## Objective
Exclude the pictures, then repeat the remaining data exactly.

## Data lines
++++++++++++++++++++

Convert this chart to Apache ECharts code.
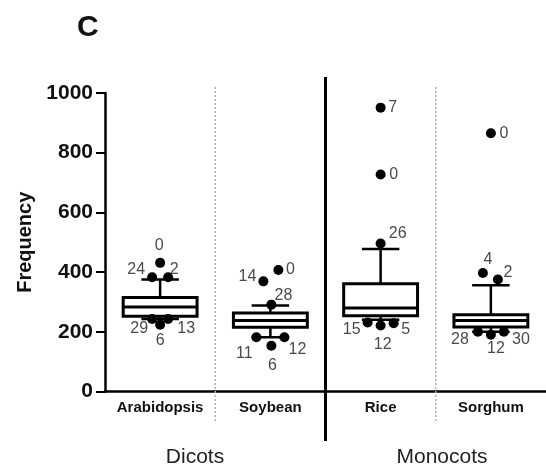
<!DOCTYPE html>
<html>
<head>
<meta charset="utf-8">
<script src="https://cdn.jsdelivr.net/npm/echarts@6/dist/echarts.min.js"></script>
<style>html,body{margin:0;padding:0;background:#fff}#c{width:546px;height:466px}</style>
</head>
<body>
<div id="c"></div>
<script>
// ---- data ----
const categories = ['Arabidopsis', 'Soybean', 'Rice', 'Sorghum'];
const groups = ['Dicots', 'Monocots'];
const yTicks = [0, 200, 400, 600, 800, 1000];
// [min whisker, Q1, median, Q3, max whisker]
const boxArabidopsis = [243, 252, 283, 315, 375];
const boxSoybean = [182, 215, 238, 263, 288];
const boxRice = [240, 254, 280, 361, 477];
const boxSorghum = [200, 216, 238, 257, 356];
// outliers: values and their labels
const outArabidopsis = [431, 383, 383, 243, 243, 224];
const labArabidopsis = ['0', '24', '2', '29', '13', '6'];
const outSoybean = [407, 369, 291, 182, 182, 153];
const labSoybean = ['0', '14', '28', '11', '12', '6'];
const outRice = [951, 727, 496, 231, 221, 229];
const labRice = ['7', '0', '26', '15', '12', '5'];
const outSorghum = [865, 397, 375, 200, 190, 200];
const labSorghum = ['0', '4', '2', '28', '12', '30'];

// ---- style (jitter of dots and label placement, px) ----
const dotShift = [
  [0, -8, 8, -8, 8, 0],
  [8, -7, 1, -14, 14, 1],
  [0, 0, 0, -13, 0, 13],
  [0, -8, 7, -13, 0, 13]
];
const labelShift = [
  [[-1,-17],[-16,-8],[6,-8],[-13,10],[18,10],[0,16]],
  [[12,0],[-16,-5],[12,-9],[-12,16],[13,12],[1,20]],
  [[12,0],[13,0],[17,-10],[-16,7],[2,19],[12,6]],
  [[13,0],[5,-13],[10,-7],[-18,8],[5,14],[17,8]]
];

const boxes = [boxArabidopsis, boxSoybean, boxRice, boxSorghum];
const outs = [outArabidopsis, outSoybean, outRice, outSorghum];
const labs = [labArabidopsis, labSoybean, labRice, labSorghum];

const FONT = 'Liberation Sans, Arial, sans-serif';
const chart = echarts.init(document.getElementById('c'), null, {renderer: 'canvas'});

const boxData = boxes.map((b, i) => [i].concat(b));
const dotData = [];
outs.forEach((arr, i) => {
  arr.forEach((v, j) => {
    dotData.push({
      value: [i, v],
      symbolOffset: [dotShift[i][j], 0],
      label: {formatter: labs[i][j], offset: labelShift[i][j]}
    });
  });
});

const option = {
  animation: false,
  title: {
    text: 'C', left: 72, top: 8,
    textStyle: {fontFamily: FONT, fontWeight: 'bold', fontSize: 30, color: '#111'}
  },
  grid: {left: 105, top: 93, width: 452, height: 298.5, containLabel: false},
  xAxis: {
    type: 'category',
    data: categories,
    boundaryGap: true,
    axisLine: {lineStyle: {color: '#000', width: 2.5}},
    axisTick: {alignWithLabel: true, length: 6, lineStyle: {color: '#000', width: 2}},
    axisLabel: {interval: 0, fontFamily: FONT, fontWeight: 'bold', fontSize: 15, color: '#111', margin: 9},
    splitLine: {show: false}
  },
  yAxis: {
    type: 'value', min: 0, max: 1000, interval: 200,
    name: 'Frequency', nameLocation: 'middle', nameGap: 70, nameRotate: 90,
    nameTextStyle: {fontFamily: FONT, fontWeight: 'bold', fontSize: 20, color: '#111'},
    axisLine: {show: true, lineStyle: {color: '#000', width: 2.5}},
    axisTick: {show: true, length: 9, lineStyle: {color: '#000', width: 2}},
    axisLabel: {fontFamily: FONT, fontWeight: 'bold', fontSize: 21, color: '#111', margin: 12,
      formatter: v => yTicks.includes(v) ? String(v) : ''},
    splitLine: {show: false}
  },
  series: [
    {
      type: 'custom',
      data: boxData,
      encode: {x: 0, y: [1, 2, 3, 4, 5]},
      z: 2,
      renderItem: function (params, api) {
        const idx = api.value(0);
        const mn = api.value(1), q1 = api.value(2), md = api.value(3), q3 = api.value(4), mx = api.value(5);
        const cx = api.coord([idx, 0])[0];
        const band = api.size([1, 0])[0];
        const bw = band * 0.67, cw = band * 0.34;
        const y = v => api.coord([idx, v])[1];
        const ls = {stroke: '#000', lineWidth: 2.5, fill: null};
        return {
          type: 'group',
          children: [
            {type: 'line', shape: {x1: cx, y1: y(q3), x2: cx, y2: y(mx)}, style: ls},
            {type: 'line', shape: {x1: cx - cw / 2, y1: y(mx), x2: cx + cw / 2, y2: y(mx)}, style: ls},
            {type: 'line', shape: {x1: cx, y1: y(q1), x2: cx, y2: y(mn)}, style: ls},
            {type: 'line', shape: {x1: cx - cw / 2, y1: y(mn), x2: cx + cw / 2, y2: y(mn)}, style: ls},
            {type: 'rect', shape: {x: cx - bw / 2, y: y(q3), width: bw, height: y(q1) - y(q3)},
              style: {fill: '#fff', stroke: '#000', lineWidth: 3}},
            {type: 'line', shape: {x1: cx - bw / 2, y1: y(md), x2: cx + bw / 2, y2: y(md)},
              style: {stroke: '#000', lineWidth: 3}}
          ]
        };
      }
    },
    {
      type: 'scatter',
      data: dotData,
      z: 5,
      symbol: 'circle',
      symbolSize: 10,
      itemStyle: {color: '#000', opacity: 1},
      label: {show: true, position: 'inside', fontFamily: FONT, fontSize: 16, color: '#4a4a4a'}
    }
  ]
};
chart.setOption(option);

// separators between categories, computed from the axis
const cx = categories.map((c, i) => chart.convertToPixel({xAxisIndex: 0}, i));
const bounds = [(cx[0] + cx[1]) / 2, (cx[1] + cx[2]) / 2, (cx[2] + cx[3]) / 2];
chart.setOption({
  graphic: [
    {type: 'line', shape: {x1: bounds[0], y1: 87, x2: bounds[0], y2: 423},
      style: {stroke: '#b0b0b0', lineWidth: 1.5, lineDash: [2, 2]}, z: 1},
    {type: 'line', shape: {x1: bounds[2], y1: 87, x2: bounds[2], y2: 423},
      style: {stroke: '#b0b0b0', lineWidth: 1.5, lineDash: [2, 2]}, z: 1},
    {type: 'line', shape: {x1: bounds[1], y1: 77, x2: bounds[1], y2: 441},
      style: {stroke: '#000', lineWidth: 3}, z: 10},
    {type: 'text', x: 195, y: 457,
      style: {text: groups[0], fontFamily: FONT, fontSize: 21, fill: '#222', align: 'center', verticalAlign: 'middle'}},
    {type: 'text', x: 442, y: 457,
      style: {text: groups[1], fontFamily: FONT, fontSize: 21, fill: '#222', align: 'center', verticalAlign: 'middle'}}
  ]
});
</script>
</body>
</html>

++++++++++++++++++++

## Expected output
Convert this chart to Apache ECharts code.
<!DOCTYPE html>
<html>
<head>
<meta charset="utf-8">
<script src="https://cdn.jsdelivr.net/npm/echarts@6/dist/echarts.min.js"></script>
<style>html,body{margin:0;padding:0;background:#fff}#c{width:546px;height:466px}</style>
</head>
<body>
<div id="c"></div>
<script>
// ---- data ----
const categories = ['Arabidopsis', 'Soybean', 'Rice', 'Sorghum'];
const groups = ['Dicots', 'Monocots'];
const yTicks = [0, 200, 400, 600, 800, 1000];
// [min whisker, Q1, median, Q3, max whisker]
const boxArabidopsis = [243, 252, 283, 315, 375];
const boxSoybean = [182, 215, 238, 263, 288];
const boxRice = [240, 254, 280, 361, 477];
const boxSorghum = [200, 216, 238, 257, 356];
// outliers: values and their labels
const outArabidopsis = [431, 383, 383, 243, 243, 224];
const labArabidopsis = ['0', '24', '2', '29', '13', '6'];
const outSoybean = [407, 369, 291, 182, 182, 153];
const labSoybean = ['0', '14', '28', '11', '12', '6'];
const outRice = [951, 727, 496, 231, 221, 229];
const labRice = ['7', '0', '26', '15', '12', '5'];
const outSorghum = [865, 397, 375, 200, 190, 200];
const labSorghum = ['0', '4', '2', '28', '12', '30'];

// ---- style (jitter of dots and label placement, px) ----
const dotShift = [
  [0, -8, 8, -8, 8, 0],
  [8, -7, 1, -14, 14, 1],
  [0, 0, 0, -13, 0, 13],
  [0, -8, 7, -13, 0, 13]
];
const labelShift = [
  [[-1,-17],[-16,-8],[6,-8],[-13,10],[18,10],[0,16]],
  [[12,0],[-16,-5],[12,-9],[-12,16],[13,12],[1,20]],
  [[12,0],[13,0],[17,-10],[-16,7],[2,19],[12,6]],
  [[13,0],[5,-13],[10,-7],[-18,8],[5,14],[17,8]]
];

const boxes = [boxArabidopsis, boxSoybean, boxRice, boxSorghum];
const outs = [outArabidopsis, outSoybean, outRice, outSorghum];
const labs = [labArabidopsis, labSoybean, labRice, labSorghum];

const FONT = 'Liberation Sans, Arial, sans-serif';
const chart = echarts.init(document.getElementById('c'), null, {renderer: 'canvas'});

const boxData = boxes.map((b, i) => [i].concat(b));
const dotData = [];
outs.forEach((arr, i) => {
  arr.forEach((v, j) => {
    dotData.push({
      value: [i, v],
      symbolOffset: [dotShift[i][j], 0],
      label: {formatter: labs[i][j], offset: labelShift[i][j]}
    });
  });
});

const option = {
  animation: false,
  title: {
    text: 'C', left: 72, top: 8,
    textStyle: {fontFamily: FONT, fontWeight: 'bold', fontSize: 30, color: '#111'}
  },
  grid: {left: 105, top: 93, width: 452, height: 298.5, containLabel: false},
  xAxis: {
    type: 'category',
    data: categories,
    boundaryGap: true,
    axisLine: {lineStyle: {color: '#000', width: 2.5}},
    axisTick: {alignWithLabel: true, length: 6, lineStyle: {color: '#000', width: 2}},
    axisLabel: {interval: 0, fontFamily: FONT, fontWeight: 'bold', fontSize: 15, color: '#111', margin: 9},
    splitLine: {show: false}
  },
  yAxis: {
    type: 'value', min: 0, max: 1000, interval: 200,
    name: 'Frequency', nameLocation: 'middle', nameGap: 70, nameRotate: 90,
    nameTextStyle: {fontFamily: FONT, fontWeight: 'bold', fontSize: 20, color: '#111'},
    axisLine: {show: true, lineStyle: {color: '#000', width: 2.5}},
    axisTick: {show: true, length: 9, lineStyle: {color: '#000', width: 2}},
    axisLabel: {fontFamily: FONT, fontWeight: 'bold', fontSize: 21, color: '#111', margin: 12,
      formatter: v => yTicks.includes(v) ? String(v) : ''},
    splitLine: {show: false}
  },
  series: [
    {
      type: 'custom',
      data: boxData,
      encode: {x: 0, y: [1, 2, 3, 4, 5]},
      z: 2,
      renderItem: function (params, api) {
        const idx = api.value(0);
        const mn = api.value(1), q1 = api.value(2), md = api.value(3), q3 = api.value(4), mx = api.value(5);
        const cx = api.coord([idx, 0])[0];
        const band = api.size([1, 0])[0];
        const bw = band * 0.67, cw = band * 0.34;
        const y = v => api.coord([idx, v])[1];
        const ls = {stroke: '#000', lineWidth: 2.5, fill: null};
        return {
          type: 'group',
          children: [
            {type: 'line', shape: {x1: cx, y1: y(q3), x2: cx, y2: y(mx)}, style: ls},
            {type: 'line', shape: {x1: cx - cw / 2, y1: y(mx), x2: cx + cw / 2, y2: y(mx)}, style: ls},
            {type: 'line', shape: {x1: cx, y1: y(q1), x2: cx, y2: y(mn)}, style: ls},
            {type: 'line', shape: {x1: cx - cw / 2, y1: y(mn), x2: cx + cw / 2, y2: y(mn)}, style: ls},
            {type: 'rect', shape: {x: cx - bw / 2, y: y(q3), width: bw, height: y(q1) - y(q3)},
              style: {fill: '#fff', stroke: '#000', lineWidth: 3}},
            {type: 'line', shape: {x1: cx - bw / 2, y1: y(md), x2: cx + bw / 2, y2: y(md)},
              style: {stroke: '#000', lineWidth: 3}}
          ]
        };
      }
    },
    {
      type: 'scatter',
      data: dotData,
      z: 5,
      symbol: 'circle',
      symbolSize: 10,
      itemStyle: {color: '#000', opacity: 1},
      label: {show: true, position: 'inside', fontFamily: FONT, fontSize: 16, color: '#4a4a4a'}
    }
  ]
};
chart.setOption(option);

// separators between categories, computed from the axis
const cx = categories.map((c, i) => chart.convertToPixel({xAxisIndex: 0}, i));
const bounds = [(cx[0] + cx[1]) / 2, (cx[1] + cx[2]) / 2, (cx[2] + cx[3]) / 2];
chart.setOption({
  graphic: [
    {type: 'line', shape: {x1: bounds[0], y1: 87, x2: bounds[0], y2: 423},
      style: {stroke: '#b0b0b0', lineWidth: 1.5, lineDash: [2, 2]}, z: 1},
    {type: 'line', shape: {x1: bounds[2], y1: 87, x2: bounds[2], y2: 423},
      style: {stroke: '#b0b0b0', lineWidth: 1.5, lineDash: [2, 2]}, z: 1},
    {type: 'line', shape: {x1: bounds[1], y1: 77, x2: bounds[1], y2: 441},
      style: {stroke: '#000', lineWidth: 3}, z: 10},
    {type: 'text', x: 195, y: 457,
      style: {text: groups[0], fontFamily: FONT, fontSize: 21, fill: '#222', align: 'center', verticalAlign: 'middle'}},
    {type: 'text', x: 442, y: 457,
      style: {text: groups[1], fontFamily: FONT, fontSize: 21, fill: '#222', align: 'center', verticalAlign: 'middle'}}
  ]
});
</script>
</body>
</html>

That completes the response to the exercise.